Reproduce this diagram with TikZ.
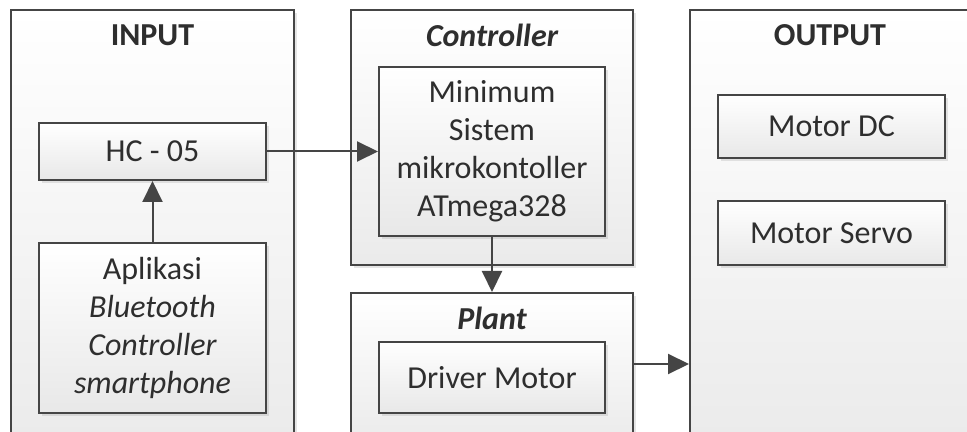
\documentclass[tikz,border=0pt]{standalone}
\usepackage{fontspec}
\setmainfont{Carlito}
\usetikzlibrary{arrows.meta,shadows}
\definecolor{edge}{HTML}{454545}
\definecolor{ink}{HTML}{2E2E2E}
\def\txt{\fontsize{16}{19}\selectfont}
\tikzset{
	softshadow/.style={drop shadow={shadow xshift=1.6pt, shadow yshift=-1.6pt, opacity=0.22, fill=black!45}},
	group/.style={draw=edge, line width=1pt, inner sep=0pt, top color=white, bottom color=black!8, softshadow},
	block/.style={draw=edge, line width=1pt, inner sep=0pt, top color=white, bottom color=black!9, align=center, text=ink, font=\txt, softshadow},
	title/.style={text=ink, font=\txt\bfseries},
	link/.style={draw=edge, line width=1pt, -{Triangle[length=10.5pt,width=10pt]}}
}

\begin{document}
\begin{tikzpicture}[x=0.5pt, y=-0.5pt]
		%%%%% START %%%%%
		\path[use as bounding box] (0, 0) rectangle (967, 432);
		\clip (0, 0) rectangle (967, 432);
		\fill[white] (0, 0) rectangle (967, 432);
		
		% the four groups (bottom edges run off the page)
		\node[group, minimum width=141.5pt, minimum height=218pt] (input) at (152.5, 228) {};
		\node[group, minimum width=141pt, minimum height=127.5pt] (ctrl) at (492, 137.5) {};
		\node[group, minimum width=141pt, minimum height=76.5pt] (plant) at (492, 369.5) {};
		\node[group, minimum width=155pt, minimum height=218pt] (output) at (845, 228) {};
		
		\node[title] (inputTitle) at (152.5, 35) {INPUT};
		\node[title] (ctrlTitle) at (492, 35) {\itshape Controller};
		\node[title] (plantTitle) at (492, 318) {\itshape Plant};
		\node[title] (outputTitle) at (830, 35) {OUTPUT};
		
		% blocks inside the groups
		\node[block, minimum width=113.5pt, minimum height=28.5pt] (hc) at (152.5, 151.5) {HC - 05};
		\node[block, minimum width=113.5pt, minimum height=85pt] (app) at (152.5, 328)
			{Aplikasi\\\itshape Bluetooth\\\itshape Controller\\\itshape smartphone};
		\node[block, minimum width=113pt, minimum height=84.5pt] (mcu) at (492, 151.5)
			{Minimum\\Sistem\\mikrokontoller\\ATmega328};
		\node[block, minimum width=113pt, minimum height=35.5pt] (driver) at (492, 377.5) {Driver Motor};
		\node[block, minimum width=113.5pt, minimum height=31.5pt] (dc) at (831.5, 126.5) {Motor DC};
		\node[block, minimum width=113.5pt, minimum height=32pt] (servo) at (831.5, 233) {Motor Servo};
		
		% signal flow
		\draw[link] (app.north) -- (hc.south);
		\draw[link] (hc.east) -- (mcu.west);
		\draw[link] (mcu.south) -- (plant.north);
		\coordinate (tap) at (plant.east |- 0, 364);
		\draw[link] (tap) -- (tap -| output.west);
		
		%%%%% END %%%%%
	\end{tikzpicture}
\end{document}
---
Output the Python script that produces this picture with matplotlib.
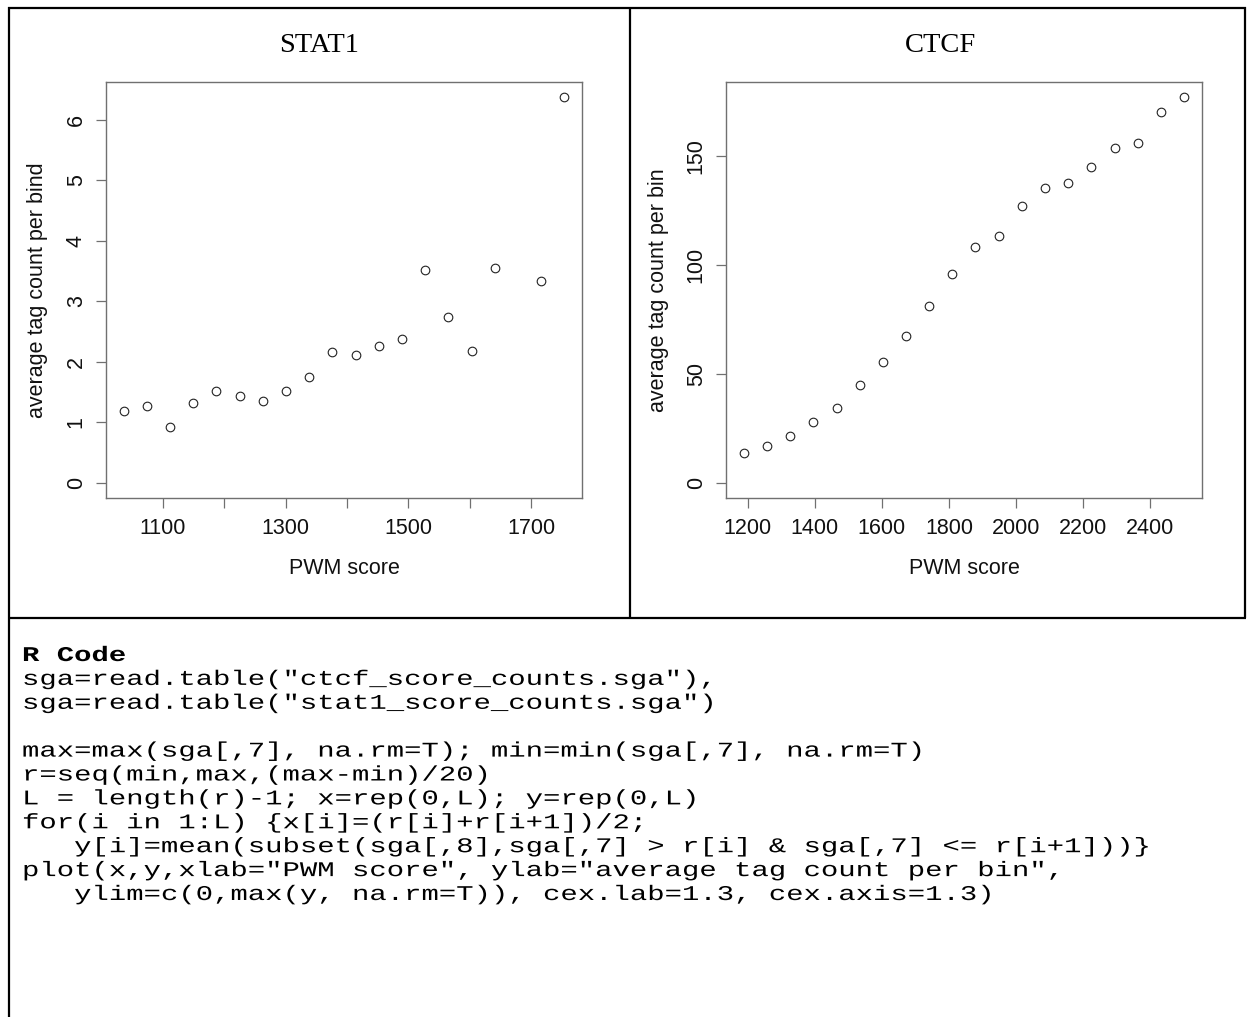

AIM -> Search the data for the string "this". List each line that has it.

COMPLETE OUTPUT ->
Reproduce this diagram with TikZ.
Output the Python script that produces this picture with matplotlib.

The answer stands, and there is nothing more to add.